First, notice all the repetition in this speech. “I have a dream,” or a close variant of it, is repeated nine times, and most times, King follows up with an element of that dream—for instance, that his children will “one day live in a nation where they will not be judged by the color of their skin but by the content of their character” (he employs antithesis here, too, by contrasting color and content and skin and character in a fine example of parallelism). King also uses other instances of repetition to heighten his audience's excitement. At the end of the speech, for example, he repeats, “Let freedom ring” nine times.

Second, King makes wide use of allusions and quotations. He speaks of what his audience knows and holds in familiarity. He quotes the Bible and the Gettysburg Address and alludes to the Declaration of Independence, the US Constitution, and the Emancipation Proclamation. All of these sources give weight and credibility to his argument.

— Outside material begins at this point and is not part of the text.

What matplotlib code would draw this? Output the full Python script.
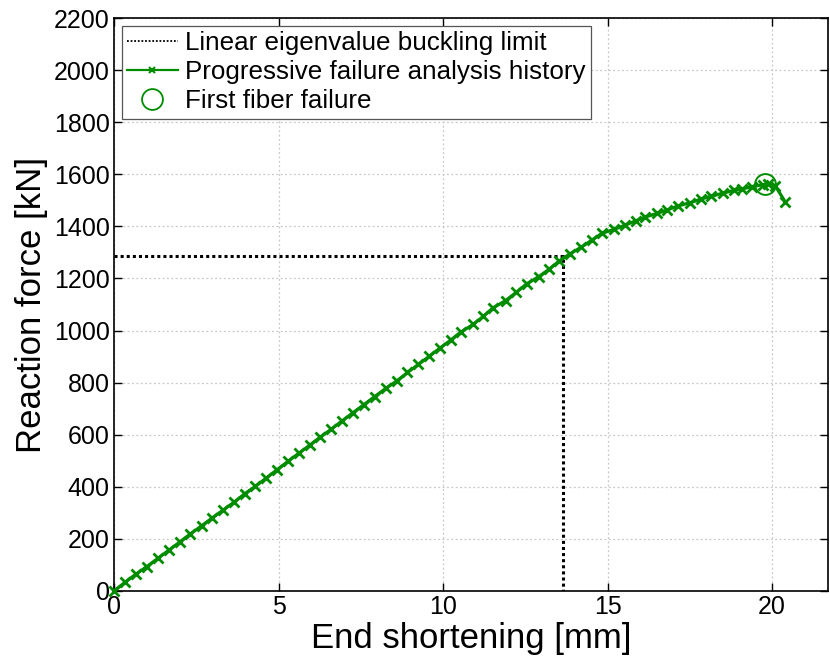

Third, King directly addresses his audience, inviting them to work together for true freedom. “Let us not wallow in the valley of despair,” he says, but rather live in hope.

Fourth, King employs several metaphors to add vividness to his speech. He speaks of America defaulting on the “promissory note” it has given to Black people. Instead, it has provided a “bad check” with “insufficient funds” to cover it. America promised freedom and equality but has not followed through.

Fifth, King adds color, interest, and rhythm to his speech through alliteration (the repetition of initial sounds) when he speaks of “trials and tribulations” and announces that it is time to “rise from the dark and desolate valley of segregation to the sunlit path of racial justice” (notice the metaphor here, too).

Indeed, King is a master of rhetoric, and he uses its techniques to enhance his message and make it more powerful to his audience.